Although the result was a draw, in reality, it was anything but! Check out Egbert’s outstanding feint and combination to close out the game! For the full effect, though, please change 37. Be3 to 37. Be5. There was a miscommunication with this move. Egbert had recorded Be3, enabling the tremendous combo, but Ed had recorded Be5, rendering the combination disastrous. As Egbert noted when submitting this game, Ed graciously agreed to a draw as a result.

I met Ed later multiple times at the board, and my highest respect for the way he interacted with me the first time and gave me - as a newbie - guidance to this format continued. And, of course, I was giving back in a different section of this tournament, when he mixed up the two games we played in parallel and submitted a wrong move, which could have counted because it was not an illegal move. Don’t get me wrong; this is not generosity as an example - even not playing seriously there - on Lichess, I never accept a takeback.

When Sportsmanship Takes a Back Seat

Conversely, it’s crucial to recognize instances where sportsmanship takes a back seat. I wrongfully noted move 18 on April 28th, 2023 in the Electornic Knights Semi-Finals. My opponent informed me about the situation on July 28th, 2023, with his then move 28. And claimed the then-made move as legal:

Looks like you had a record keeping error on your end. Record keeping is the responsibility of each player; It’s your move.

Due to this fact, my Q was gone. You can speculate saying nothing was intentional, but that’s not the most significant back seat for me, but the lack of communication and respect. Other than sending move reminders, I have yet to hear back from him, including reporting the game result, where you -in good sportsmanship faith- always CC your opponent.

I resigned from the game to maintain my fair play and sportsmanship principles.

My rule of thumb is simple:

  • As a player, open communication, respect for the rules, and sportsmanship are crucial aspects of correspondence chess. When I notice an error in my opponent’s recording, I immediately communicate with my opponent and rectify the mistake promptly
  • Propose potential paths to address this matter fairly:
    1. Consider the game a draw if the mistake is way back in time.

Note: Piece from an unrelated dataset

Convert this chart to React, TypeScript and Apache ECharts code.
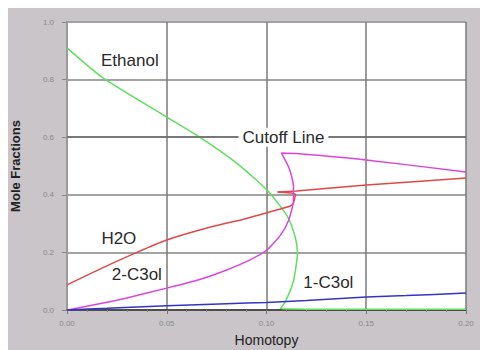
import React, { useEffect, useRef } from "react";
import * as echarts from "echarts";

const xTicks = ["0.00", "0.05", "0.10", "0.15", "0.20"];
const yTicks = ["0.0", "0.2", "0.4", "0.6", "0.8", "1.0"];

const ethanol: [number, number][] = [
  [0, 0.91], [0.018, 0.806], [0.05, 0.67], [0.0665, 0.6], [0.085, 0.51],
  [0.1005, 0.415], [0.1105, 0.325], [0.1145, 0.25], [0.1155, 0.2], [0.1135, 0.1],
  [0.1095, 0.03], [0.107, 0.004], [0.12, 0.003], [0.2, 0.003],
];
const h2o: [number, number][] = [
  [0, 0.087], [0.0165, 0.142], [0.035, 0.2], [0.05, 0.243], [0.0715, 0.287],
  [0.09, 0.318], [0.105, 0.347], [0.113, 0.365], [0.1145, 0.402], [0.1055, 0.41],
  [0.115, 0.413], [0.15, 0.434], [0.2, 0.458],
];
const c3ol2: [number, number][] = [
  [0, 0], [0.013, 0.017], [0.03, 0.042], [0.05, 0.076], [0.0665, 0.106], [0.08, 0.139],
  [0.092, 0.175], [0.1005, 0.21], [0.107, 0.26], [0.111, 0.31], [0.1135, 0.38],
  [0.1135, 0.43], [0.1115, 0.49], [0.1075, 0.545], [0.115, 0.543], [0.15, 0.521],
  [0.2, 0.479],
];
const c3ol1: [number, number][] = [
  [0, 0], [0.02, 0.006], [0.05, 0.015], [0.08, 0.022], [0.1, 0.026],
  [0.12, 0.033], [0.15, 0.045], [0.17, 0.05], [0.2, 0.059],
];
const cutoff = 0.6;

const labelFont = { fontFamily: "Liberation Sans, Arial, sans-serif", fontSize: 17, color: "#2a2a2a" };

function tag(text: string, x: number, y: number, extra: any = {}) {
  return {
    symbol: "rect",
    symbolSize: 1,
    itemStyle: { color: "transparent" },
    label: { show: true, position: "inside", formatter: text, ...labelFont, ...extra },
    data: [{ coord: [x, y] }],
  };
}

export default function App() {
  const ref = useRef<HTMLDivElement>(null);
  useEffect(() => {
    if (!ref.current) return;
    const chart = echarts.init(ref.current, undefined, { renderer: "svg" });
    const lineBase = { type: "line", showSymbol: false, symbol: "none", smooth: 0.2, z: 3 };
    chart.setOption({
      animation: false,
      backgroundColor: "#c9c5c9",
      grid: {
        left: 59, right: 14, top: 14, bottom: 40, show: true,
        backgroundColor: "#ffffff", borderWidth: 0, outerBoundsMode: "none",
      },
      xAxis: {
        type: "value", min: 0, max: 0.2, interval: 0.05,
        name: "Homotopy", nameLocation: "middle", nameGap: 23,
        nameTextStyle: { fontFamily: "Liberation Sans, Arial, sans-serif", fontSize: 14, color: "#222" },
        axisLine: { show: true, lineStyle: { color: "#333", width: 1.5 } },
        axisTick: { show: true, length: 4, lineStyle: { color: "#777" } },
        minorTick: { show: true, splitNumber: 5, length: 2, lineStyle: { color: "#888" } },
        axisLabel: {
          formatter: (v: number) => xTicks[Math.round(v / 0.05)] ?? "",
          fontSize: 8, color: "#8a8a8a", margin: 9, fontFamily: "Liberation Sans, Arial, sans-serif",
          showMaxLabel: true,
        },
        splitLine: { show: true, lineStyle: { color: "#7a7a7a", width: 1.5 } },
      },
      yAxis: {
        type: "value", min: 0, max: 1, interval: 0.2,
        name: "Mole Fractions", nameLocation: "middle", nameGap: 45, nameRotate: 90,
        nameTextStyle: { fontFamily: "Liberation Sans, Arial, sans-serif", fontSize: 13, fontWeight: "bold", color: "#222" },
        axisLine: { show: true, lineStyle: { color: "#9a9a9a", width: 2 } },
        axisTick: { show: true, length: 5, lineStyle: { color: "#888" } },
        axisLabel: {
          formatter: (v: number) => yTicks[Math.round(v / 0.2)] ?? "",
          fontSize: 8, color: "#8a8a8a", margin: 13, fontFamily: "Liberation Sans, Arial, sans-serif",
        },
        splitLine: { show: true, lineStyle: { color: "#a3a3a3", width: 2 } },
      },
      series: [
        {
          ...lineBase, name: "Ethanol", data: ethanol,
          lineStyle: { color: "#5ee05e", width: 1.5 },
          markPoint: tag("Ethanol", 0.0315, 0.868),
          markLine: {
            silent: true, symbol: "none",
            lineStyle: { color: "#6a6a6a", width: 1.5, type: "solid" },
            label: { show: false },
            data: [{ yAxis: cutoff }],
          },
        },
        {
          ...lineBase, name: "H2O", data: h2o,
          lineStyle: { color: "#e04848", width: 1.5 },
          markPoint: tag("H2O", 0.026, 0.25),
        },
        {
          ...lineBase, name: "2-C3ol", data: c3ol2,
          lineStyle: { color: "#dd44dd", width: 1.5 },
          markPoint: tag("2-C3ol", 0.035, 0.122),
        },
        {
          ...lineBase, name: "1-C3ol", data: c3ol1,
          lineStyle: { color: "#3434c4", width: 1.5 },
          markPoint: tag("1-C3ol", 0.131, 0.094),
        },
        {
          type: "line", name: "Cutoff", data: [], z: 5,
          markPoint: {
            ...tag("Cutoff Line", 0.1085, cutoff, { backgroundColor: "#ffffff", padding: [1, 4] }),
            z: 6,
          },
        },
      ],
    });
    return () => chart.dispose();
  }, []);
  return <div ref={ref} style={{ position: "fixed", left: 8, top: 8, width: 472, height: 342 }} />;
}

Since a recording error can have significant consequences, this decision would uphold the integrity of the game.
    2. Replay the game from the move where the mistake was made. By starting over, we can ensure a fair contest without any unintended advantages or disadvantages.

The same happend recently when the mistake was immidiatly recognized by my opponent:

Per the attached, my last move was 41…Rb4 and not 41…Kb4. Your move 42. Rb8+ is a legal and binding move. Missing or mistaken announcement of check, capture, or “e.p.” does not invalidate a move.

And made the next move, turning a dead draw game into a win. Of course you can do this and have the right to do so. Once your opponent has replied to your move, you cannot change it. I called it a day and resigned from the game, losing my lead in the Electronic Knights Semi-Finals, but maintain my fair play and sportsmanship principles. Needless to say, I have yet to hear back from him.


Sportsmanship is the heart and soul of chess, transcending the boundaries of physical and virtual play. In correspondence chess, where players communicate moves across time and space, respect, fairness, and graciousness gain new dimensions. As we continue to sharpen our skills and immerse ourselves in the game’s intricacies, let us always remember that being a true chess champion involves mastering the moves and embodying the spirit of sportsmanship.

Remember, how we play the game reflects who we are as players and individuals. Let’s make every move count, not just on the board but also in our conduct as sportspeople.

In the world of chess, as in life, we may encounter instances where sportsmanship takes a back seat. But, as we navigate these challenges, let’s keep in mind one important truth: “Don’t let the bad examples hide the 99% of great players you meet.” 🙌

So, whether engaging in a correspondence match or sitting across from an opponent, virtual or physical, remember the lessons learned from admirable and regrettable moments. Let sportsmanship be your guiding light, shaping you into a better chess player with great sportsmanship skills.